**THE REQUEST**. Only the lines from the start of the data through the one containing "const pad = '<br>&nbsp;';" belong in your answer; return them exactly.

**RECORDED INFORMATION**.
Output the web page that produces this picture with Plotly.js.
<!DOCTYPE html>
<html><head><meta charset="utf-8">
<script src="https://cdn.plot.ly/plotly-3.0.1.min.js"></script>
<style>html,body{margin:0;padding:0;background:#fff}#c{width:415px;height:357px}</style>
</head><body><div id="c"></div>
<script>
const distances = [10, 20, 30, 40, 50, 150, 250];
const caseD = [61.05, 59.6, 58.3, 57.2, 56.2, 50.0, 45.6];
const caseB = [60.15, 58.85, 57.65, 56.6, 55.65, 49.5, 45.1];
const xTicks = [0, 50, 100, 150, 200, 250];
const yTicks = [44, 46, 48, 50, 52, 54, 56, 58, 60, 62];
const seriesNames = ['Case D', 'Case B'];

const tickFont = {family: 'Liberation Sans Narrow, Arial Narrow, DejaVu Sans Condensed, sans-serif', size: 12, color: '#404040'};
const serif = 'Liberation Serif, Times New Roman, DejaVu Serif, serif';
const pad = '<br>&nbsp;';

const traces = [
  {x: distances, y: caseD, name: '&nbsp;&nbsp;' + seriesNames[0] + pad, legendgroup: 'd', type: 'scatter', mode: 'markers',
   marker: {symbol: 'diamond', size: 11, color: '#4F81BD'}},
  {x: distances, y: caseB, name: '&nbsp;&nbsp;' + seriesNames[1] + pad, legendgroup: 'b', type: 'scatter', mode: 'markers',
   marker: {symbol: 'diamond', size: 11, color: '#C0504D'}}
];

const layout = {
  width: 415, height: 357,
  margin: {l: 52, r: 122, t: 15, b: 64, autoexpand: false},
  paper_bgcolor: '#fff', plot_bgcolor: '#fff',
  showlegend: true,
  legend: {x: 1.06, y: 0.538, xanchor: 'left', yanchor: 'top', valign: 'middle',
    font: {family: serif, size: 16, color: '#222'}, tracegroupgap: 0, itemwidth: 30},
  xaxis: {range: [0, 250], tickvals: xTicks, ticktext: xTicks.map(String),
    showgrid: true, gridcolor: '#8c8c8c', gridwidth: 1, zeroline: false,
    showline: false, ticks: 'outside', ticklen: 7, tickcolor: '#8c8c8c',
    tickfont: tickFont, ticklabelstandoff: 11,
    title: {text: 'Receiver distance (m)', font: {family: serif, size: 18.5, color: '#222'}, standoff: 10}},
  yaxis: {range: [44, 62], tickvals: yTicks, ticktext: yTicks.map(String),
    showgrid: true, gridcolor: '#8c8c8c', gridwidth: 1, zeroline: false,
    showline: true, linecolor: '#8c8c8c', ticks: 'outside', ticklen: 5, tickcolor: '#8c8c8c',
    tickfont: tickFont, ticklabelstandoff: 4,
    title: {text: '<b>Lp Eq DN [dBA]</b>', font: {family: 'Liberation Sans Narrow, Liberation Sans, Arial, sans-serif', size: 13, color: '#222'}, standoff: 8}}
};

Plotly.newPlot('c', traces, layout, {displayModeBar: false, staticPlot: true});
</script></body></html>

**ANSWER**.
Output the web page that produces this picture with Plotly.js.
<!DOCTYPE html>
<html><head><meta charset="utf-8">
<script src="https://cdn.plot.ly/plotly-3.0.1.min.js"></script>
<style>html,body{margin:0;padding:0;background:#fff}#c{width:415px;height:357px}</style>
</head><body><div id="c"></div>
<script>
const distances = [10, 20, 30, 40, 50, 150, 250];
const caseD = [61.05, 59.6, 58.3, 57.2, 56.2, 50.0, 45.6];
const caseB = [60.15, 58.85, 57.65, 56.6, 55.65, 49.5, 45.1];
const xTicks = [0, 50, 100, 150, 200, 250];
const yTicks = [44, 46, 48, 50, 52, 54, 56, 58, 60, 62];
const seriesNames = ['Case D', 'Case B'];

const tickFont = {family: 'Liberation Sans Narrow, Arial Narrow, DejaVu Sans Condensed, sans-serif', size: 12, color: '#404040'};
const serif = 'Liberation Serif, Times New Roman, DejaVu Serif, serif';
const pad = '<br>&nbsp;';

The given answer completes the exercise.